さまざまな映画監督の若き日を追った『デビュー作の風景 日本映画監督77人の青春』(DU BOOK)は優れたルポルタージュだが、その著者・野村正昭がかつて、仕事が厭になったなどと記していて何となく印象に残っていた。調べてみると2007年に季刊誌「映画芸術」に載った一文であった。
「二年位前に “映画評論家” の看板を掲げているのが、つくづくイヤになり、よほど義理のある媒体以外に原稿を書かなくなったのは、自宅に膨大な量のDVDを溜め込んで(06年現在、八千枚強)、これを見ているだけでも十分余生の暇潰しができるなあと思ったからだ。以前は面白い映画記事が巷に沢山あったが、おべんちゃら記事ばっかり書かされたり読まされたりするのは、もうイヤになった。キネ旬に連載されていた山田宏一氏の「シネ・ブラボー」を読んで育った者にとっては、今の世の中、屑のような映画記事ばっかり氾濫しているようにしか見えない。発売日に貪るように読んでいるのは、今は「映画秘宝」「シナリオ」と、これはお世辞ではなく「映画芸術」だけだ」(「映画芸術」418号)
野村は2000年代半ばに仕事を減らして、主に映画のソフトを見て暮らしていたらしい。「映画芸術」の同じ号にこうある。
「新作映画を見て、その映画をどう思ったかという判定は、筆者の場合、すぐ出る。そのDVDソフトが発売されて、買うのか、買わないのかというだけ。DVD購買の下見に、新作を見ているといった方がいいほどだ」
「同業者からときどき「メーカーからサンプル(引用者註:DVDのサンプル)を山のように貰っているんだろう」とイヤミまじりに言われたりするが、ふざけたことを言うな。殆どが自腹だぞ」
この時代は多様なDVDが続々と発売されていて、野村は例えばロシア・カナダ・チェコ・スイス・日本など各国のアートアニメーションに凝り、それらを蒐集して「ひたすら見ることに溺れた」という(「映画芸術」420号)。第三者にしてみれば羨望を感じてしまう生活である。
野村はこの数年前にも愚痴っていた。
「僕は70年代の「キネマ旬報」に連載されていた山田宏一「シネ・ブラボー」や、石上三登志「ぼくは駅馬車に乗った」、竹中労「日本映画縦断」、渡辺武信「日活アクションの華麗な世界」などを貪り読んで影響を受け、それらの文章に登場した映画を一本でも多く見たい(当時はDVDどころかビデオも普及していなかった)と思っているうちに、いつのまにか映画評論家になってしまった人間だから、こちらを触発してくれるような刺激的な連載の存在がないと、なかなかエンジンがかからない。新作映画の提灯持ちのようなレビューやインタビューなんか、読むのも書くのもウンザリだ」(「月刊シナリオ」2003年6月号)
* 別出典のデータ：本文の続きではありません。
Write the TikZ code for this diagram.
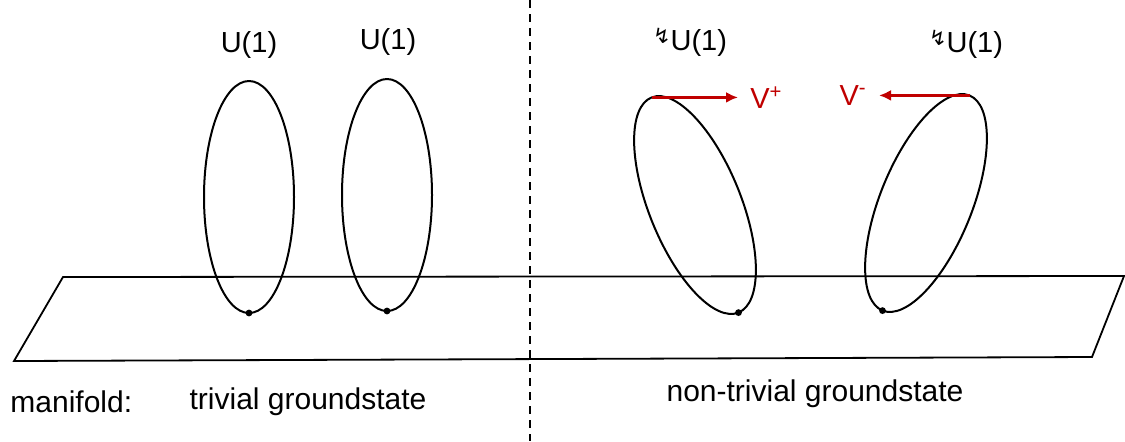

2000年代の彼はどうも仕事に倦んでいたとおぼしい。また近い時期に母親が亡くなっていて、その際に「自分のできる限りのことは全てやった」と述べる(「月刊シナリオ」2002年11月号)。母の死もあって、積極的に働く気にならなかったとも考えられる。
しかしDVDは「殆どが自腹」で、そして無料である試写の「三倍以上は劇場に通って見ている」そうで(「映画芸術」418号)、どうやって収入を得ていたのかが気になった。
筆者は別に野村のことに詳しいわけでもなく、偶然目に留まったに過ぎないのだけれども、それから月日は流れ、最近の彼は「日本映画と外国映画あわせて800本以上、年間に観る新作映画の数が日本の映画評論家のなかでも年間に観る新作映画の数が日本の映画評論家のなかでも(多分)一番多いといわれるのが野村正昭さん」と紹介されている(https://lp.p.pia.jp/article/essay/1692/index.html)。
評論家に本格復帰したということなのだろうか。いずれにしても隠棲してDVD鑑賞に耽溺したり、仕事に戻ってきたら見る本数が「一番多い」レベルの精力を誇ったり、まさに映画獣でうらやましく思えてしまう。
現在はDVDより配信主流の時代で、かつて野村は「何がダウンロードだ!」とネットを拒絶する姿勢をみせていたが(「月刊シナリオ」2002年11月号)、いまではさすがに配信で鑑賞しているのかもしれない。